# THE TASK
Return the lines that follow, exactly as they appear, from the first through the one containing "(foundtitle) at (517,597)"; no pictures are to be included.
***
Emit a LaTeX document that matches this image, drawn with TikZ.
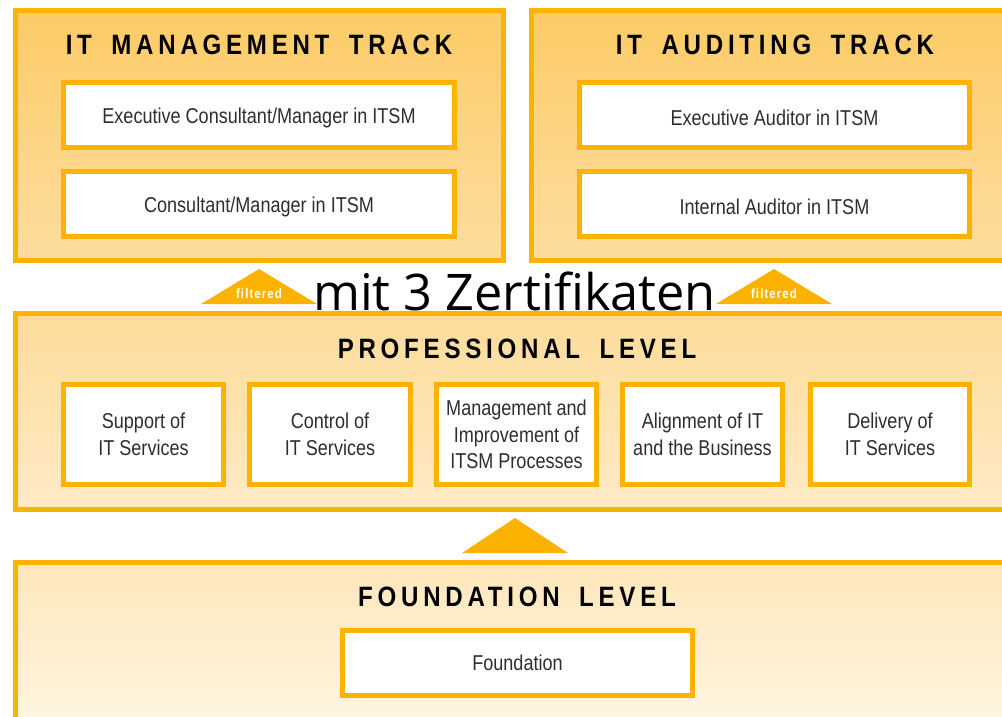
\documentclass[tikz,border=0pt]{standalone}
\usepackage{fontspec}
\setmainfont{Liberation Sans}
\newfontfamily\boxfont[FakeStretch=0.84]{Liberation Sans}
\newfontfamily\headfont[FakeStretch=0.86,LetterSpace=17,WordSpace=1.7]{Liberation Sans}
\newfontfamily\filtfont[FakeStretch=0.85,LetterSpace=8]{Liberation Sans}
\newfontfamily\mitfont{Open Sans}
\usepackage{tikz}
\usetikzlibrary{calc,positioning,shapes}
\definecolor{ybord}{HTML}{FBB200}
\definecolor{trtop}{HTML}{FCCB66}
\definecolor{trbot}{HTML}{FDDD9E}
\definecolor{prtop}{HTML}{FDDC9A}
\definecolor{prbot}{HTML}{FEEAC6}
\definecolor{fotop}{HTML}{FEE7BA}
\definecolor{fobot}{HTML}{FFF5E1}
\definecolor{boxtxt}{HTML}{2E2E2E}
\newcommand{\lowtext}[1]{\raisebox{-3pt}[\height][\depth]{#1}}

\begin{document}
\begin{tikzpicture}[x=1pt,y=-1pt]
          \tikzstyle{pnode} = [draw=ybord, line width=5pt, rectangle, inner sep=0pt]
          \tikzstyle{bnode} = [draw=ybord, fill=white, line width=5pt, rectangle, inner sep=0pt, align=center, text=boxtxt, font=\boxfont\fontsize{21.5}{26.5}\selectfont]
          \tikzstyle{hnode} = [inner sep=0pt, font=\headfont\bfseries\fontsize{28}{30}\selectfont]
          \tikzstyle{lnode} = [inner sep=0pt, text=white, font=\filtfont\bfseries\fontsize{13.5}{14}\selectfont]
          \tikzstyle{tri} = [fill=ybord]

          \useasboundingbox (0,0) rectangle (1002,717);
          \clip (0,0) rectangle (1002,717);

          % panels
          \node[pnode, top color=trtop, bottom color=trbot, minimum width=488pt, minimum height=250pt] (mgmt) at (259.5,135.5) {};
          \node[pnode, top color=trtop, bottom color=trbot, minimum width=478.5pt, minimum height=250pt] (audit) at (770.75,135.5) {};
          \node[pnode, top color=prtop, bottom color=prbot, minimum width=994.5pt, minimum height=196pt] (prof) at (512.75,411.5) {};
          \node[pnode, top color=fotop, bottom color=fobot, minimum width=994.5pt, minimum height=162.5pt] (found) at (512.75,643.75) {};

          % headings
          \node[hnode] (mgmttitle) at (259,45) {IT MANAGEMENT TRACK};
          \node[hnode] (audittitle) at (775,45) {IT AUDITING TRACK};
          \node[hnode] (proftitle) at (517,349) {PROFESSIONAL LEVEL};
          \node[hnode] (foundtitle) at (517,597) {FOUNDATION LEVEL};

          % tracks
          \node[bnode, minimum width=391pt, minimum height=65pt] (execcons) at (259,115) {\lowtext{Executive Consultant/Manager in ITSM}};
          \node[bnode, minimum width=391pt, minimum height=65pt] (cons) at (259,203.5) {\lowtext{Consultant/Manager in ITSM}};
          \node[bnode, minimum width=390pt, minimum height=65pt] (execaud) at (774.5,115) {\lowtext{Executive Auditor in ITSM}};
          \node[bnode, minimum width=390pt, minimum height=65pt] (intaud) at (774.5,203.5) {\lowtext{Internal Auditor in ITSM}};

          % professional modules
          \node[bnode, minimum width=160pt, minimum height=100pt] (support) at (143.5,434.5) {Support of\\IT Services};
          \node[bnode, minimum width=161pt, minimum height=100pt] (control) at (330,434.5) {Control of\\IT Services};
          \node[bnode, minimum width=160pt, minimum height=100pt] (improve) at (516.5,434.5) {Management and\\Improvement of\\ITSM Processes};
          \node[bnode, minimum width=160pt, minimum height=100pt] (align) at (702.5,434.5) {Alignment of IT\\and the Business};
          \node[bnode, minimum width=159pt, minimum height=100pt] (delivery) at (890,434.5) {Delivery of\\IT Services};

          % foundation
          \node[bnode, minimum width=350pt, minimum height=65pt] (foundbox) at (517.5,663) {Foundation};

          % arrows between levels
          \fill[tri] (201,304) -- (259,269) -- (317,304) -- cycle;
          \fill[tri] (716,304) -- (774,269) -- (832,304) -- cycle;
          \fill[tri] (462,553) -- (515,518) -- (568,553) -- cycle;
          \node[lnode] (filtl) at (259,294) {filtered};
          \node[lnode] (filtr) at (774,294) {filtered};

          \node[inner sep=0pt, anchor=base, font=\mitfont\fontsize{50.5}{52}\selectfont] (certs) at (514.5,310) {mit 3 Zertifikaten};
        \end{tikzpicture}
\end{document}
***
# SOLUTION TO THIS EXERCISE
Emit a LaTeX document that matches this image, drawn with TikZ.
\documentclass[tikz,border=0pt]{standalone}
\usepackage{fontspec}
\setmainfont{Liberation Sans}
\newfontfamily\boxfont[FakeStretch=0.84]{Liberation Sans}
\newfontfamily\headfont[FakeStretch=0.86,LetterSpace=17,WordSpace=1.7]{Liberation Sans}
\newfontfamily\filtfont[FakeStretch=0.85,LetterSpace=8]{Liberation Sans}
\newfontfamily\mitfont{Open Sans}
\usepackage{tikz}
\usetikzlibrary{calc,positioning,shapes}
\definecolor{ybord}{HTML}{FBB200}
\definecolor{trtop}{HTML}{FCCB66}
\definecolor{trbot}{HTML}{FDDD9E}
\definecolor{prtop}{HTML}{FDDC9A}
\definecolor{prbot}{HTML}{FEEAC6}
\definecolor{fotop}{HTML}{FEE7BA}
\definecolor{fobot}{HTML}{FFF5E1}
\definecolor{boxtxt}{HTML}{2E2E2E}
\newcommand{\lowtext}[1]{\raisebox{-3pt}[\height][\depth]{#1}}

\begin{document}
\begin{tikzpicture}[x=1pt,y=-1pt]
          \tikzstyle{pnode} = [draw=ybord, line width=5pt, rectangle, inner sep=0pt]
          \tikzstyle{bnode} = [draw=ybord, fill=white, line width=5pt, rectangle, inner sep=0pt, align=center, text=boxtxt, font=\boxfont\fontsize{21.5}{26.5}\selectfont]
          \tikzstyle{hnode} = [inner sep=0pt, font=\headfont\bfseries\fontsize{28}{30}\selectfont]
          \tikzstyle{lnode} = [inner sep=0pt, text=white, font=\filtfont\bfseries\fontsize{13.5}{14}\selectfont]
          \tikzstyle{tri} = [fill=ybord]

          \useasboundingbox (0,0) rectangle (1002,717);
          \clip (0,0) rectangle (1002,717);

          % panels
          \node[pnode, top color=trtop, bottom color=trbot, minimum width=488pt, minimum height=250pt] (mgmt) at (259.5,135.5) {};
          \node[pnode, top color=trtop, bottom color=trbot, minimum width=478.5pt, minimum height=250pt] (audit) at (770.75,135.5) {};
          \node[pnode, top color=prtop, bottom color=prbot, minimum width=994.5pt, minimum height=196pt] (prof) at (512.75,411.5) {};
          \node[pnode, top color=fotop, bottom color=fobot, minimum width=994.5pt, minimum height=162.5pt] (found) at (512.75,643.75) {};

          % headings
          \node[hnode] (mgmttitle) at (259,45) {IT MANAGEMENT TRACK};
          \node[hnode] (audittitle) at (775,45) {IT AUDITING TRACK};
          \node[hnode] (proftitle) at (517,349) {PROFESSIONAL LEVEL};
          \node[hnode] (foundtitle) at (517,597) {FOUNDATION LEVEL};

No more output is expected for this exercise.